SLAM: Do you wish you had done anything differently?
JH: I think I should have been more of a vocal leader our freshman year. I was more like a silent leader; I didn’t want to say much and I didn’t want to bring any controversy to the team. I regret not being a vocal leader during that time, but I was a leader by example.
SLAM: How did you feel about Mitch Albom’s Fab Five?
JH: I didn’t read the whole book, just one chapter. I wasn’t too enthused about the book in the first place.
SLAM: He said you liked it…
JH: You’re hearing it from the horse’s mouth, okay? I thought at times we got used at the University of Michigan. Truly, universities make a lot of money of these athletes, and I feel they deserve to get paid. They deserve some kind of compensation. We used to get upset about people writing books, making t–shirts with our faces on them, and we couldn’t get any money. We were in college, struggling. You know how college is–you don’t have any money in your pocket. I think they need to pay athletes, especially if they want them to stay in school.
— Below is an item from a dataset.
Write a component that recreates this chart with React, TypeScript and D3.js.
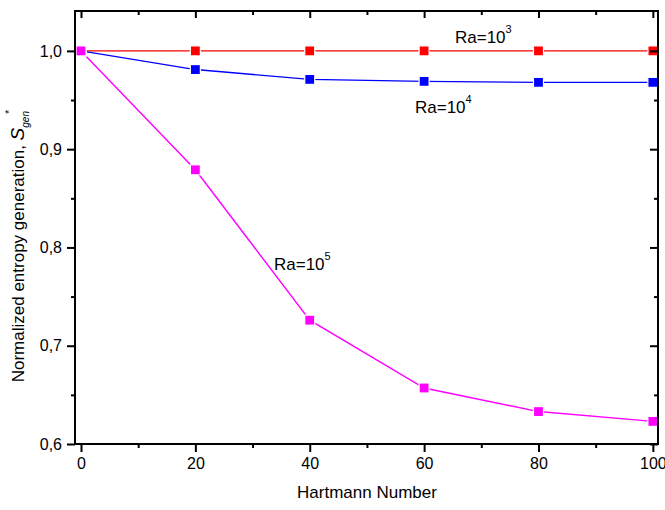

SLAM: You left school early for the NBA, but there was immediate controversy due to a hold–out before your rookie year. What happened?
JH: I came out at a time when there was no rookie salary cap. And there was a market. The market said that what the No. 5 pick deserved was a little bit more than what the No. 5 pick got the year before and a little less than what the No. 4 pick got the same year. What I was offered was under the market. I held out, I got really upset with the situation and it got ugly. But things happen in mysterious ways. I signed the contract and didn’t get hurt.
I had the opportunity to sign [another] contract last summer. They compensated for it, more than I had asked for. These owners aren’t stupid; [Pollin] knew what he was paying me, and he must be making a lot of money to be able to pay me like that. I was very thankful, but I’ve got to keep in mind that I worked hard. My rookie year, we lost 61 games. That was more games than I’d ever lost in my high school and college careers put together. And that was tough on me. But I still went out and gave them 110%.
SLAM: You don’t seem like a greedy person. When you really look at it, what’s a few million dollars when you’re making the amount of money NBA players are making? But some people would say you decided to sign with Miami because they had the biggest checkbook.
JH: If it was a money issue, I would have signed with Detroit. They offered the most.
SLAM: More than Miami?
JH: They offered more than what Washington is paying me right now. [Ed.’s note: The Detroit offer was reported to be $112 million.] Money doesn’t buy happiness. I wanted to go where I’d be happy.
SLAM: Why not Detroit? You played in Michigan.
JH: I didn’t know if Allan Houston was going to be back. I heard through the grapevine like everyone else that he didn’t want to come back, and I didn’t want to be there alone, just Grant Hill and me. I have much respect for Grant, he’s one of the premier players in the league, but I thought we needed more than just Grant. But Detroit is doing well this year.
SLAM: So why Miami?
JH: I wanted to be in Washington, but I had to make a business decision. Washington had to make a business decision for themselves, and I respected that. Yes indeed it hurt because this is where my heart haw always been, and this is where I thought my future was at. But you always have to go to Plan B, and you always have to have a second option and a third option.
I weighed all the pros and cons of each team that was truly interested in me. I saw Miami as a young team looking to rebuild, an organization and an area that were excited about having basketball with a good young center like Alonzo. I thought the two of us could build a new nucleus. The third option was New York or Detroit. [But] Miami had a coach who was a proven winner, who’s won six championships. My ultimate goal, like a lot of the other players out here, is to win a championship one day.
SLAM: Is there any animosity between you and Pat Riley?
JH: I don’t have any animosity toward [Riley]. I don’t know what he would say about me; I haven’t talked to him. Everyone was looking forward to me going to Miami and seeing what happened. It’s not my fault.
SLAM: Why do you think Washington fans like you so much? Aside from Chicago and Jordan; there’s not another city in the league that embraces an individual player the way Washington fans have embraced you.
JH: I guess they don’t see me as a phony. What I do off the court, I do from the heart. I do it because I want to do it. When I go out on the floor, I approach the game like a business. That’s my job, and I respect it and I love what I do. There’s not too many people in this world that work and get paid the amount of money that we do for something that they love doing. Something that you’ve dreamed about since you were a little kid. I appreciate it. And I guess people see that.